Whitney Cline, under Astara Black, released “New Green Desert,” showcasing an authentic, transformative journey through lush soundscapes and contrasting themes, anticipating her album “rollerbird.”

Twenty-three days ago, Whitney Cline quietly released “New Green Desert” under her new moniker Astara Black—a debut single that arrives not as tentative first step but as confident declaration from an artist who has finally found her authentic voice after a decade-long hiatus from music. This atmospheric indie pop statement serves as perfect introduction to her forthcoming album “rollerbird” and suggests something increasingly rare in today’s overcrowded landscape: an artistic vision born from genuine lived experience rather than calculated career positioning.

The production, crafted in collaboration with Hembree’s Eric Davis, creates a sonic landscape that perfectly mirrors the lyrical imagery. Opening with delicate guitar work that gradually expands into lush, reverb-drenched expanses, the arrangement evokes the contradictory essence of its title—something simultaneously barren and fertile, dying and reborn. This duality becomes central to both the song’s emotional impact and its thematic resonance.

Cline’s vocals occupy the perfect middle ground between vulnerability and assurance, particularly when delivering the repeated refrain “We’re just waiting on the rain”—a line that functions both literally within the desert metaphor and symbolically as representation of anticipated renewal. The gradual build toward “Clouds are rolling in, now” in the song’s final moments creates a sense of narrative fulfillment that makes this single feel complete while still generating anticipation for the full album.
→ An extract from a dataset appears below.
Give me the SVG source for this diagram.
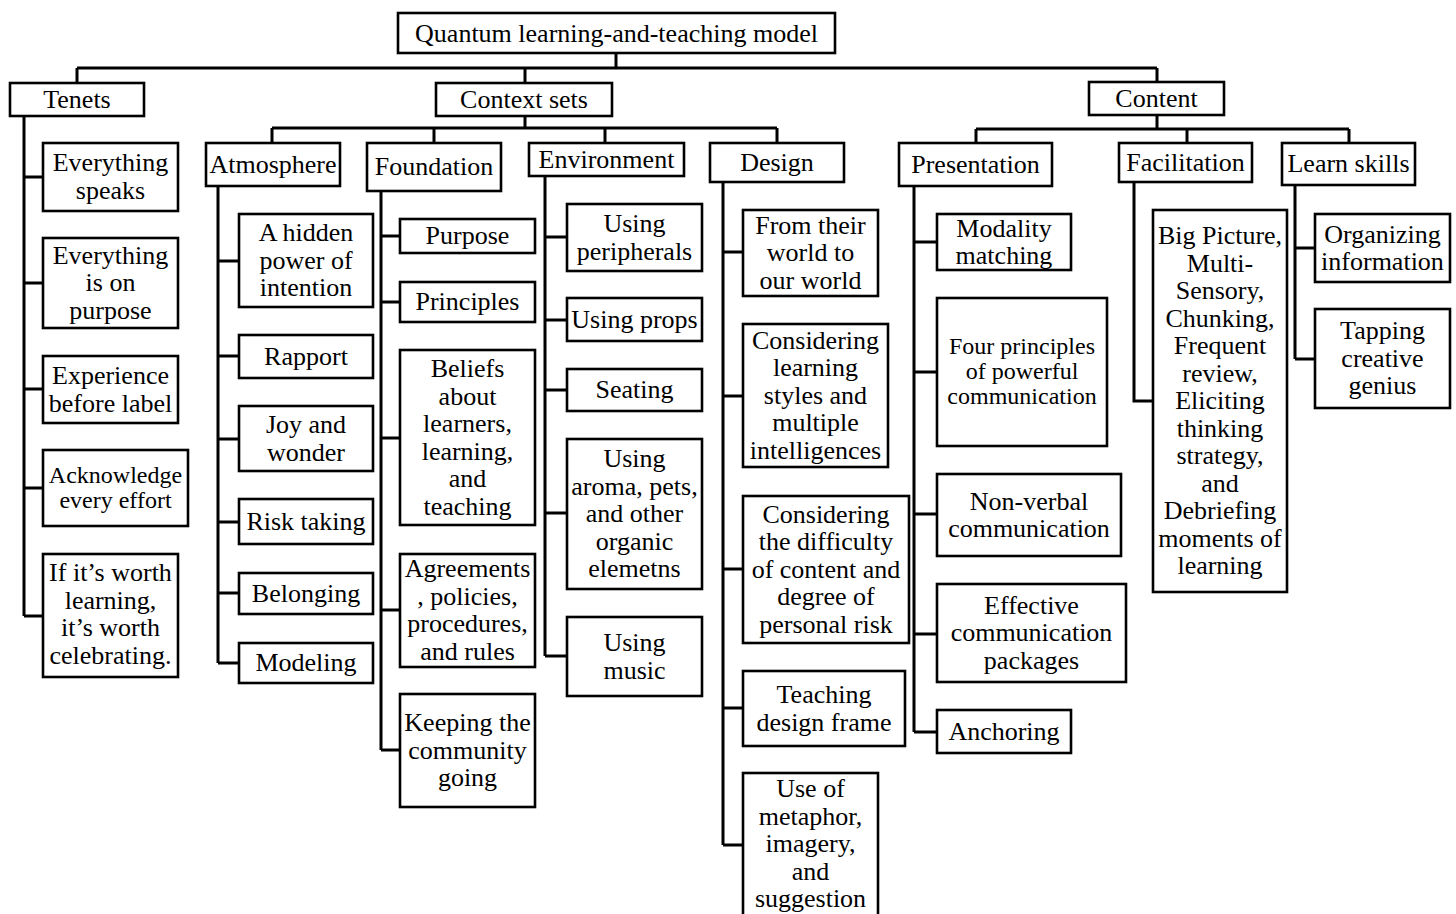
<svg xmlns="http://www.w3.org/2000/svg" width="1456" height="914" viewBox="0 0 1456 914">
<style>
rect{fill:#fff;stroke:#000;stroke-width:2.6}
text{font-family:"Liberation Serif","Times New Roman",serif;font-size:26px;fill:#000;text-anchor:middle}
text.s{font-size:24px}
#connectors path{fill:none;stroke:#000;stroke-width:3}
</style>
<rect x="0" y="0" width="1456" height="914" style="stroke:none"/>
<g id="connectors">
<path d="M616,53V68M77,68H1157M77,68V83M525,68V83M1157,68V82"/>
<path d="M525,116V128M272,128H777M272,128V143M434,128V143M605,128V143M777,128V143"/>
<path d="M1157,115V129M976,129H1349M976,129V143M1187,129V143M1349,129V143"/>
<path d="M24,116V616M24,177H43M24,283H43M24,389H43M24,488H43M24,616H43"/>
<path d="M218,186V663M218,261H239M218,356H239M218,439H239M218,522H239M218,593H239M218,663H239"/>
<path d="M381,191V750M381,236H400M381,302H400M381,438H400M381,610H400M381,750H400"/>
<path d="M545,176V656M545,237H567M545,320H567M545,390H567M545,513H567M545,656H567"/>
<path d="M723,182V845M723,252H743M723,396H743M723,569H743M723,708H743M723,845H743"/>
<path d="M914,186V732M914,242H937M914,372H937M914,514H937M914,634H937M914,732H937"/>
<path d="M1134,182V401H1153"/>
<path d="M1295,185V359M1295,248H1315M1295,359H1315"/>
</g>
<g id="root"><rect x="398" y="13" width="437" height="40"/><text x="616.5" y="42">Quantum learning-and-teaching model</text></g>
<g id="tenets"><rect x="10" y="83" width="134" height="33"/><text x="77" y="108">Tenets</text></g>
<g id="context-sets"><rect x="436" y="83" width="176" height="33"/><text x="524" y="108">Context sets</text></g>
<g id="content"><rect x="1089" y="82" width="135" height="33"/><text x="1156.5" y="107">Content</text></g>
<g id="atmosphere"><rect x="206" y="143" width="134" height="43"/><text x="273" y="173">Atmosphere</text></g>
<g id="foundation"><rect x="367" y="143" width="134" height="48"/><text x="434" y="175">Foundation</text></g>
<g id="environment"><rect x="529" y="143" width="155" height="33"/><text x="606.5" y="168">Environment</text></g>
<g id="design"><rect x="710" y="143" width="134" height="39"/><text x="777" y="171">Design</text></g>
<g id="presentation"><rect x="899" y="143" width="153" height="43"/><text x="975.5" y="173">Presentation</text></g>
<g id="facilitation"><rect x="1119" y="143" width="133" height="39"/><text x="1185.5" y="171">Facilitation</text></g>
<g id="learn-skills"><rect x="1282" y="143" width="133" height="42"/><text x="1348.5" y="172">Learn skills</text></g>

<g id="t1"><rect x="43" y="143" width="135" height="68"/><text x="110.5" y="171"><tspan x="110.5">Everything</tspan><tspan x="110.5" dy="27.5">speaks</tspan></text></g>
<g id="t2"><rect x="43" y="238" width="135" height="90"/><text x="110.5" y="263.5"><tspan x="110.5">Everything</tspan><tspan x="110.5" dy="27.5">is on</tspan><tspan x="110.5" dy="27.5">purpose</tspan></text></g>
<g id="t3"><rect x="43" y="356" width="135" height="67"/><text x="110.5" y="384"><tspan x="110.5">Experience</tspan><tspan x="110.5" dy="27.5">before label</tspan></text></g>
<g id="t4"><rect x="43" y="450" width="145" height="76"/><text class="s" x="115.5" y="483"><tspan x="115.5">Acknowledge</tspan><tspan x="115.5" dy="25">every effort</tspan></text></g>
<g id="t5"><rect x="43" y="554" width="135" height="123"/><text x="110.5" y="581"><tspan x="110.5">If it’s worth</tspan><tspan x="110.5" dy="27.5">learning,</tspan><tspan x="110.5" dy="27.5">it’s worth</tspan><tspan x="110.5" dy="27.5">celebrating.</tspan></text></g>

<g id="a1"><rect x="239" y="214" width="134" height="93"/><text x="306" y="241"><tspan x="306">A hidden</tspan><tspan x="306" dy="27.5">power of</tspan><tspan x="306" dy="27.5">intention</tspan></text></g>
<g id="a2"><rect x="239" y="335" width="134" height="43"/><text x="306" y="365">Rapport</text></g>
<g id="a3"><rect x="239" y="406" width="134" height="65"/><text x="306" y="433"><tspan x="306">Joy and</tspan><tspan x="306" dy="27.5">wonder</tspan></text></g>
<g id="a4"><rect x="239" y="499" width="134" height="45"/><text x="306" y="530">Risk taking</text></g>
<g id="a5"><rect x="239" y="573" width="134" height="41"/><text x="306" y="602">Belonging</text></g>
<g id="a6"><rect x="239" y="643" width="134" height="40"/><text x="306" y="671">Modeling</text></g>

<g id="f1"><rect x="400" y="219" width="135" height="34"/><text x="467.5" y="244">Purpose</text></g>
<g id="f2"><rect x="400" y="282" width="135" height="40"/><text x="467.5" y="310">Principles</text></g>
<g id="f3"><rect x="400" y="350" width="135" height="175"/><text x="467.5" y="377"><tspan x="467.5">Beliefs</tspan><tspan x="467.5" dy="27.5">about</tspan><tspan x="467.5" dy="27.5">learners,</tspan><tspan x="467.5" dy="27.5">learning,</tspan><tspan x="467.5" dy="27.5">and</tspan><tspan x="467.5" dy="27.5">teaching</tspan></text></g>
<g id="f4"><rect x="400" y="554" width="135" height="113"/><text x="467.5" y="577"><tspan x="467.5">Agreements</tspan><tspan x="467.5" dy="27.5">, policies,</tspan><tspan x="467.5" dy="27.5">procedures,</tspan><tspan x="467.5" dy="27.5">and rules</tspan></text></g>
<g id="f5"><rect x="400" y="694" width="135" height="113"/><text x="467.5" y="731"><tspan x="467.5">Keeping the</tspan><tspan x="467.5" dy="27.5">community</tspan><tspan x="467.5" dy="27.5">going</tspan></text></g>

<g id="e1"><rect x="567" y="204" width="135" height="67"/><text x="634.5" y="232"><tspan x="634.5">Using</tspan><tspan x="634.5" dy="27.5">peripherals</tspan></text></g>
<g id="e2"><rect x="567" y="298" width="135" height="43"/><text x="634.5" y="328">Using props</text></g>
<g id="e3"><rect x="567" y="369" width="135" height="42"/><text x="634.5" y="398">Seating</text></g>
<g id="e4"><rect x="567" y="439" width="135" height="150"/><text x="634.5" y="467"><tspan x="634.5">Using</tspan><tspan x="634.5" dy="27.5">aroma, pets,</tspan><tspan x="634.5" dy="27.5">and other</tspan><tspan x="634.5" dy="27.5">organic</tspan><tspan x="634.5" dy="27.5">elemetns</tspan></text></g>
<g id="e5"><rect x="567" y="617" width="135" height="79"/><text x="634.5" y="651"><tspan x="634.5">Using</tspan><tspan x="634.5" dy="27.5">music</tspan></text></g>

<g id="d1"><rect x="743" y="210" width="135" height="86"/><text x="810.5" y="233.5"><tspan x="810.5">From their</tspan><tspan x="810.5" dy="27.5">world to</tspan><tspan x="810.5" dy="27.5">our world</tspan></text></g>
<g id="d2"><rect x="743" y="324" width="145" height="143"/><text x="815.5" y="348.5"><tspan x="815.5">Considering</tspan><tspan x="815.5" dy="27.5">learning</tspan><tspan x="815.5" dy="27.5">styles and</tspan><tspan x="815.5" dy="27.5">multiple</tspan><tspan x="815.5" dy="27.5">intelligences</tspan></text></g>
<g id="d3"><rect x="743" y="496" width="166" height="147"/><text x="826" y="522.5"><tspan x="826">Considering</tspan><tspan x="826" dy="27.5">the difficulty</tspan><tspan x="826" dy="27.5">of content and</tspan><tspan x="826" dy="27.5">degree of</tspan><tspan x="826" dy="27.5">personal risk</tspan></text></g>
<g id="d4"><rect x="743" y="671" width="162" height="75"/><text x="824" y="703"><tspan x="824">Teaching</tspan><tspan x="824" dy="27.5">design frame</tspan></text></g>
<g id="d5"><rect x="743" y="773" width="135" height="150"/><text x="810.5" y="797"><tspan x="810.5">Use of</tspan><tspan x="810.5" dy="27.5">metaphor,</tspan><tspan x="810.5" dy="27.5">imagery,</tspan><tspan x="810.5" dy="27.5">and</tspan><tspan x="810.5" dy="27.5">suggestion</tspan></text></g>

<g id="p1"><rect x="937" y="214" width="134" height="56"/><text x="1004" y="236.5"><tspan x="1004">Modality</tspan><tspan x="1004" dy="27.5">matching</tspan></text></g>
<g id="p2"><rect x="937" y="298" width="170" height="148"/><text class="s" x="1022" y="354"><tspan x="1022">Four principles</tspan><tspan x="1022" dy="25">of powerful</tspan><tspan x="1022" dy="25">communication</tspan></text></g>
<g id="p3"><rect x="937" y="474" width="184" height="82"/><text x="1029" y="509.5"><tspan x="1029">Non-verbal</tspan><tspan x="1029" dy="27.5">communication</tspan></text></g>
<g id="p4"><rect x="937" y="584" width="189" height="98"/><text x="1031.5" y="613.5"><tspan x="1031.5">Effective</tspan><tspan x="1031.5" dy="27.5">communication</tspan><tspan x="1031.5" dy="27.5">packages</tspan></text></g>
<g id="p5"><rect x="937" y="710" width="134" height="43"/><text x="1004" y="740">Anchoring</text></g>

<g id="fa1"><rect x="1153" y="210" width="134" height="382"/><text x="1220" y="244"><tspan x="1220">Big Picture,</tspan><tspan x="1220" dy="27.5">Multi-</tspan><tspan x="1220" dy="27.5">Sensory,</tspan><tspan x="1220" dy="27.5">Chunking,</tspan><tspan x="1220" dy="27.5">Frequent</tspan><tspan x="1220" dy="27.5">review,</tspan><tspan x="1220" dy="27.5">Eliciting</tspan><tspan x="1220" dy="27.5">thinking</tspan><tspan x="1220" dy="27.5">strategy,</tspan><tspan x="1220" dy="27.5">and</tspan><tspan x="1220" dy="27.5">Debriefing</tspan><tspan x="1220" dy="27.5">moments of</tspan><tspan x="1220" dy="27.5">learning</tspan></text></g>

<g id="l1"><rect x="1315" y="214" width="135" height="68"/><text x="1382.5" y="242.5"><tspan x="1382.5">Organizing</tspan><tspan x="1382.5" dy="27.5">information</tspan></text></g>
<g id="l2"><rect x="1315" y="309" width="135" height="99"/><text x="1382.5" y="339"><tspan x="1382.5">Tapping</tspan><tspan x="1382.5" dy="27.5">creative</tspan><tspan x="1382.5" dy="27.5">genius</tspan></text></g>
</svg>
Lyrically, “New Green Desert” operates through striking contrasts—juxtaposing images of desolation (“sifting through the dusty dead remains”) with potential rebirth, mirroring Cline’s personal journey away from childhood trauma toward reconnection with her artistic self. The repeated motif of two figures “somewhere on that horizon” searching together creates a sense of cautious optimism, suggesting that transformation requires both personal determination and meaningful connection.

What makes this release stand apart from countless other indie pop debuts is its earned authenticity. Rather than arriving fully formed through industry calculation, Astara Black emerges as artistic identity forged through decade-long absence—a perfect embodiment of the album’s phoenix-like philosophy that “what comes next is up to us.” For listeners seeking music that serves as genuine spiritual companion rather than disposable distraction, “New Green Desert” offers tantalizing glimpse of an artist whose delayed arrival paradoxically positions her ahead of contemporaries who never stopped to truly live.